Robin Clarke: Previously editor of the Science Journal, a precursor of New Scientist, Robin founded Biotechnic Research & Development (BRAD). BRAD was somewhat akin to John Todd's New Alchemy Institute in Cape Cod. It was a fascinating combination of solar energy, windmills, fish ponds and the sort of social dysfunction you often found in low-discipline intentional communities or communes.

John Todd: My shelves still contain several editions of The Journal of the New Alchemists. A pioneer in such areas as intentional communities and aquaculture, particularly tilapia farming.

John C. Lilly: Mad as a hatter, at times, probably because of all the LSD he took. But his work on dolphins, (including building channels that brought them into his home), sparked something in my imagination www.johnclilly.com.

Gavin Young: I was fascinated by Gavin's experience of living with the Marsh Arabs of Iraq (see his Return to the Marshes), to whom he was introduced by Wilfred Thesiger, and by his sense of Vietnam's history, where he had spent a great deal of time.

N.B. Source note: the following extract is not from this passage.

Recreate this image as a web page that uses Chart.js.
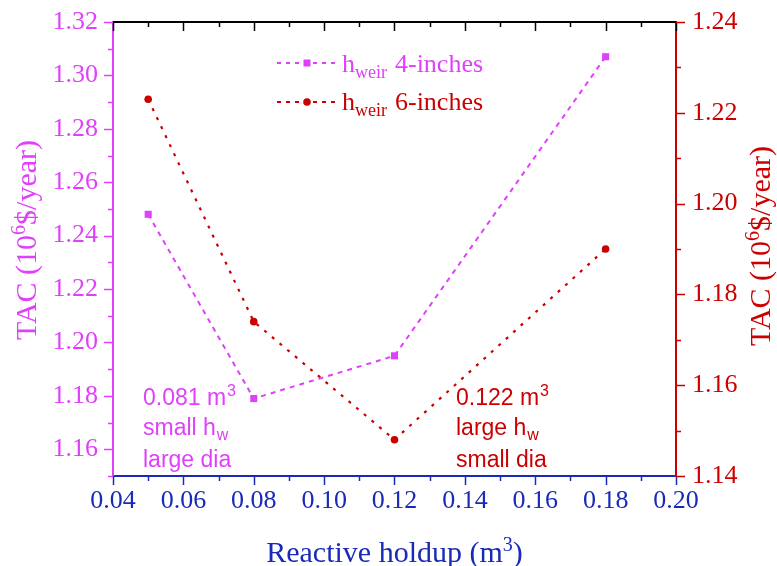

Paolo Soleri: In 1973, Elaine and I visited Soleri's Cosanti Foundation and Arcosanti project, which led to my first speech and article. Originally a pupil of Frank Lloyd Wright, who had dreamed of 'Broadacre City', with every family allocated a 1-acre lot, Soleri went for something more like human termitaries, super-dense cities built into massive dams or other giant structures. Arcosanti was fascinating, but a storey or two high at best. My AAQ article mused that it would make a great set of ruins.

Joan Davidson: She taught me rural environment subjects at UCL in 1972-74 - and was one of the first people to recommend that I take up writing professionally.

Mike Franks: I met Mike when working with TEST. He was an architect-planner at the GLC office across the road in London's Covent Garden. We shared a common interest in cities as ecosystems. Later, we (ENDS) took an office in the huge office complex Mike's company, Regeneration, had redeveloped in Clerkenwell. ENDS is still there some 20 years later.